* Begin *

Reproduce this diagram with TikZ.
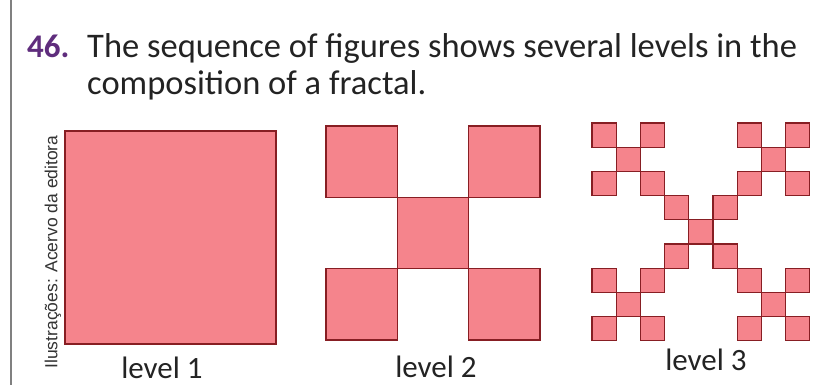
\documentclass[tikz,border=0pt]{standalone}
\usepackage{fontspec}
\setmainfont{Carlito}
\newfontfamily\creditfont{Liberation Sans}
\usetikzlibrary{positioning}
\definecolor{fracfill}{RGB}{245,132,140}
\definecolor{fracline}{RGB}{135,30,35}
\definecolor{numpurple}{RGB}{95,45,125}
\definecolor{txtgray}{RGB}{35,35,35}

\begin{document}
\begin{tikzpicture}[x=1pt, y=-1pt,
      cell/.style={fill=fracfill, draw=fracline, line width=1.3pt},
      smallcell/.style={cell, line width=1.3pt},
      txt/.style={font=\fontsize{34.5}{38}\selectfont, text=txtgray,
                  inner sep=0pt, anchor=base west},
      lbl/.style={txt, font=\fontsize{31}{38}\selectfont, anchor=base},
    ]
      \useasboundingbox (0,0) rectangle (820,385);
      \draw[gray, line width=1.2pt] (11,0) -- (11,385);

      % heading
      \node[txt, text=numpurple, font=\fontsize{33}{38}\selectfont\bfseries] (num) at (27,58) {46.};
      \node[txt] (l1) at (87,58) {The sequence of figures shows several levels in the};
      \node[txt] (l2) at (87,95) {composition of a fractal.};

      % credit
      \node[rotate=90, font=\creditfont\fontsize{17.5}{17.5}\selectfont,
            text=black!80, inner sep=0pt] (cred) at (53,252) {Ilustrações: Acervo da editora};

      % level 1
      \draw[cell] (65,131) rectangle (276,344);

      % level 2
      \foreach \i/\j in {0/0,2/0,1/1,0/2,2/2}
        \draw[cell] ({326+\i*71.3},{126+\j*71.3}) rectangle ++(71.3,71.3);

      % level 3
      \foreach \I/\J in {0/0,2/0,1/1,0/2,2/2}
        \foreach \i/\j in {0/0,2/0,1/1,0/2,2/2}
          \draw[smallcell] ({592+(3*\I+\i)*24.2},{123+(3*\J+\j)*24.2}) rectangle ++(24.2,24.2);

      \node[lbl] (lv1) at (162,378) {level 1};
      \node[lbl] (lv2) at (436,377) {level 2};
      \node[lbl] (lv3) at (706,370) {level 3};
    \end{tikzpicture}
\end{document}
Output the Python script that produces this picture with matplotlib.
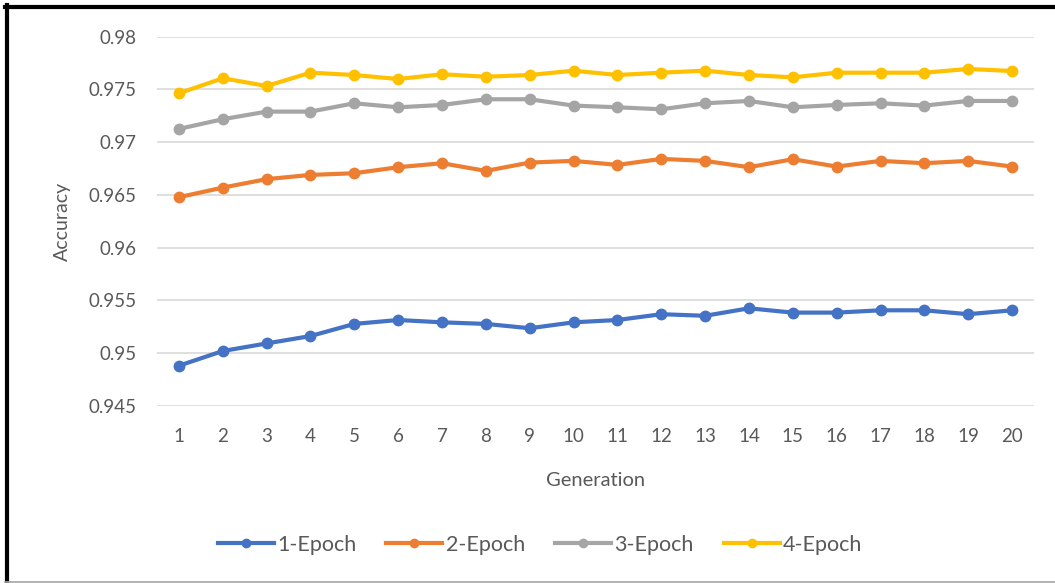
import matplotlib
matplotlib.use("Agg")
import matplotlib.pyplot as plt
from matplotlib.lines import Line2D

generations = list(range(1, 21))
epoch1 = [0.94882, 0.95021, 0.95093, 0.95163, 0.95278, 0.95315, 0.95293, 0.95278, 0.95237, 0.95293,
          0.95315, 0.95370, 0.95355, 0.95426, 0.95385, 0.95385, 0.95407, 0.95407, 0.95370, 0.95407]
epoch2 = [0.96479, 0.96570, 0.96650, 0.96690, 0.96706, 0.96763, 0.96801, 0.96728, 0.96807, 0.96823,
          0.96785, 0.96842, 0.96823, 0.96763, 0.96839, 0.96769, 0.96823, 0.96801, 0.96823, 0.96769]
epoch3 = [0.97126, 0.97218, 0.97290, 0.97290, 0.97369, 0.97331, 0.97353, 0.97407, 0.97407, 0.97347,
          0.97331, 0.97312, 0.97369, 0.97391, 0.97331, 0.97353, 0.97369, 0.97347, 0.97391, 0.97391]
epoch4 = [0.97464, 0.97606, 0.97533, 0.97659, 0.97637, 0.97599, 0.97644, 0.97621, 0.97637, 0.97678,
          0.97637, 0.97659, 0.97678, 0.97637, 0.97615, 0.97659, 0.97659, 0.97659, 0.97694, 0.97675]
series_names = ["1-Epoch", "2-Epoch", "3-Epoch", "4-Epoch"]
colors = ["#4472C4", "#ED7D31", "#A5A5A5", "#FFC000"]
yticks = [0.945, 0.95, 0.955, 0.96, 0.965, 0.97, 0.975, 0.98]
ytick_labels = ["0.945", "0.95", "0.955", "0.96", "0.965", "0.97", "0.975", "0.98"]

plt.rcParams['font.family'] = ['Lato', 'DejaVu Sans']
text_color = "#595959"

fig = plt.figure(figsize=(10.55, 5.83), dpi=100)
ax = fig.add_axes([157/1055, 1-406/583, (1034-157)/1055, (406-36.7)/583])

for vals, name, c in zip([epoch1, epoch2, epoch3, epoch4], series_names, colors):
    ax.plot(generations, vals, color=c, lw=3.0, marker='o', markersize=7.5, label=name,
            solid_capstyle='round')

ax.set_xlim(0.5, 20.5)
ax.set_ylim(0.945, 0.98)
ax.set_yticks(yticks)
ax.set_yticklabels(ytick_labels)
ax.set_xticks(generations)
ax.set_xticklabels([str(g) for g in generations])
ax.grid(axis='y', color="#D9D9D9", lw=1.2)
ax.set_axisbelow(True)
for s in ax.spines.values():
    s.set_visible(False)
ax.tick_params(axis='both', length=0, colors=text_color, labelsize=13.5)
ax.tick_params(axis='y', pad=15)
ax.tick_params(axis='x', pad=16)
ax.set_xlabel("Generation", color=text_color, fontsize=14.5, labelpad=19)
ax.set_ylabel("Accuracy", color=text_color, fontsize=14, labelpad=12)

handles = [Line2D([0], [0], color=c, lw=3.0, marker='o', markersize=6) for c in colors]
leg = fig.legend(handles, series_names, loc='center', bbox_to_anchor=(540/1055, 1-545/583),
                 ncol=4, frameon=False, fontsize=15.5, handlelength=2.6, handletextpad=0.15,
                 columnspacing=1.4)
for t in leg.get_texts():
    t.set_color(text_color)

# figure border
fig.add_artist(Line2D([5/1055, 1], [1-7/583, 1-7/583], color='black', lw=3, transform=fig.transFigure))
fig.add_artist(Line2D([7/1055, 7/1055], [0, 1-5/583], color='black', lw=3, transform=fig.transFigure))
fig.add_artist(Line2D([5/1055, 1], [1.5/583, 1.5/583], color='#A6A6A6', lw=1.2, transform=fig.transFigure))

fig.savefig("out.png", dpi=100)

* End *

- [Given request]:
Select and copy each line from the data that includes the word "with".

- [Task solution]:
Reproduce this diagram with TikZ.
Output the Python script that produces this picture with matplotlib.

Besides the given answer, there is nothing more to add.